印場庚申堂
「村絵図」にも記載されているように、江戸時代、印場村には「庚申堂」が建てられ、村人に厚く信仰されてきた。残念ながら20年ほど前に、区画整理事業で取り壊され消滅してしまった。
尾張旭の各地区には、江戸時代に立てられた「庚申碑」(文字碑)が残されていて、庚申信仰の広がりを確認できるが、「庚申堂」が建てられて、最近まで残っていたのはこの印場北島地区だけである。
「庚申」というのは、十干と十二支の組み合わせで、年紀や日にちを決める方法で、60通りの組み合わせがある。「庚申」の日は、60日ごとに巡って来るし、「庚申」の年も60年に一度巡って来る。60歳になって「還暦」のお祝いをするという習慣もこの干支による年齢の数え方をすることから起こったものである。
庚申信仰は、中国の道教の教え。庚申の夜、寝ている間に体内の三尸(さんし)の虫が逃げ出して、その人の犯した罪状を天帝に告げるので、庚申の夜は眠らずに徹夜で祈りを捧げるというものであった。近世の庶民信仰では、講を作り、祈願をすると同時に、夜を徹して飲食をするということが、娯楽の一つになっていた面もある。

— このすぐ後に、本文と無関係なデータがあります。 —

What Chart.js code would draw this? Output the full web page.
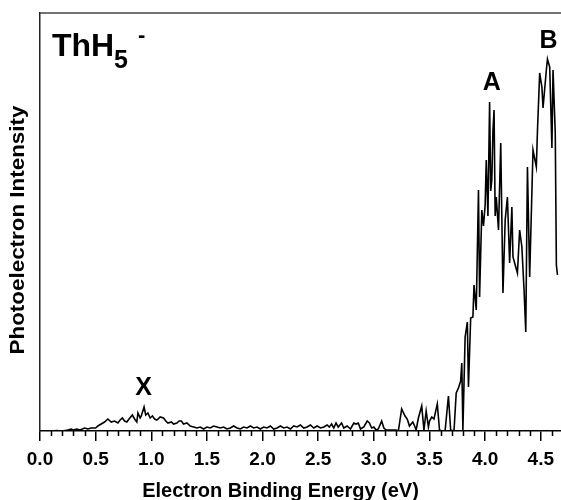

印場庚申堂の本尊は、青面(しょうめん)金剛である。青面金剛は、帝釈天(たいしゃくてん)の使者の金剛童子とされ、身体は青色で、六臂(ろっぴ)または二臂、四臂、目は赤くて三眼で、怒りの形相をとる。病魔を退散させる威力があるとされる。
現在、印場庚申堂に祀られていた青面金剛は、厨子ごと良福寺境内の薬師堂に移されている。現在は、毎年2月11日に、印場の人たちによって祭礼が行われている。
なお、印場庚申堂の脇堂にあった馬頭観音をはじめとする石仏・石碑も良福寺に移されている。特に年代の古いものでは、「睦講人数廿人春郡□馬□ 大永七年十月十三日」と彫られた宝篋印塔がある。「春郡□馬□」は、おそらく「春(カスカベ)郡 印馬(インバ)村」であり、「大永七年」は、西暦1527年で、戦国時代のものである。